The stratified random sample also improves the representation of particular strata (groups) within the population, as well as ensuring that these strata are not over-represented. Together, this helps the researcher to compare strata, as well as make more valid inferences from the sample to the population.
Disadvantages (limitations) of stratified random sampling
A stratified random sample can only be carried out if a complete list of the population is available.
It must also be possible for the list of the population to be clearly delineated into each stratum; that is, each unit from the population must only belong to one stratum. In our example, this would be fairly simple, since our strata are male and female students. Clearly, a student could only be classified as either male or female. No student could fit into both categories (ignoring transgender issues).
Furthermore, imagine extending the sampling requirements such that we were also interested in how career goals changed depending on whether a student was an undergraduate or graduate. Since the strata must be mutually exclusive and collectively exclusive, this means that we would need to sample four strata from the population: undergraduate males, undergraduate females, graduate males, and graduate females. This will increase overall sample size required for the research, which can increase costs and time to carry out the research.
Attaining a complete list of the population can be difficult for a number of reasons:
Even if a list is readily available, it may be challenging to gain access to that list. The list may be protected by privacy policies or require a length process to attain permissions.
There may be no single list detailing the population you are interested in. As a result, it may be difficult and time consuming to bring together numerous sub-lists to create a final list from which you want to select your sample. As an undergraduate and master's level dissertation student, you may simply not have sufficient time to do this. Indeed, it will be more complex and time consuming to prepare this list compared with simple random sampling and systematic random sampling.

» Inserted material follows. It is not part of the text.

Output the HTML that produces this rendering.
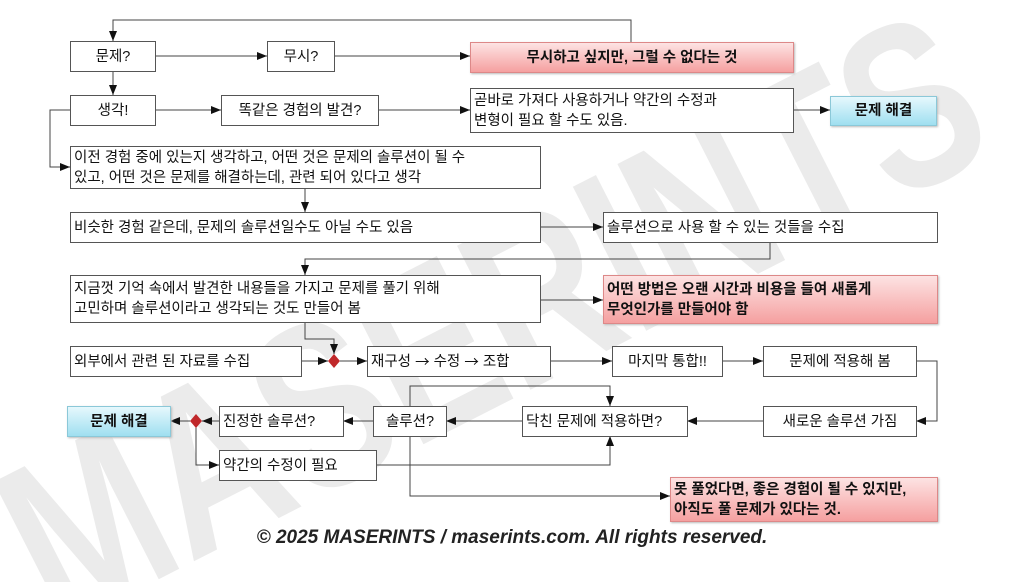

Many lists will not be in the public domain and their purchase may be expensive; at least in terms of the research funds of a typical undergraduate or master's level dissertation student.
In terms of human populations (as opposed to other types of populations; see the article: Sampling: The basics), some of these populations will be expensive and time consuming to contact, even where a list is available. Assuming that your list has all the contact details of potential participants in the first instance, managing the different ways (postal, telephone, email) that may be required to contact your sample may be challenging, not forgetting the fact that your sample may also be geographical scattered.
In the case of human populations, to avoid potential bias in your sample, you will also need to try and ensure that an adequate proportion of your sample takes part in the research. This may require re-contacting non-respondents, can be very time consuming, or reaching out to new respondents.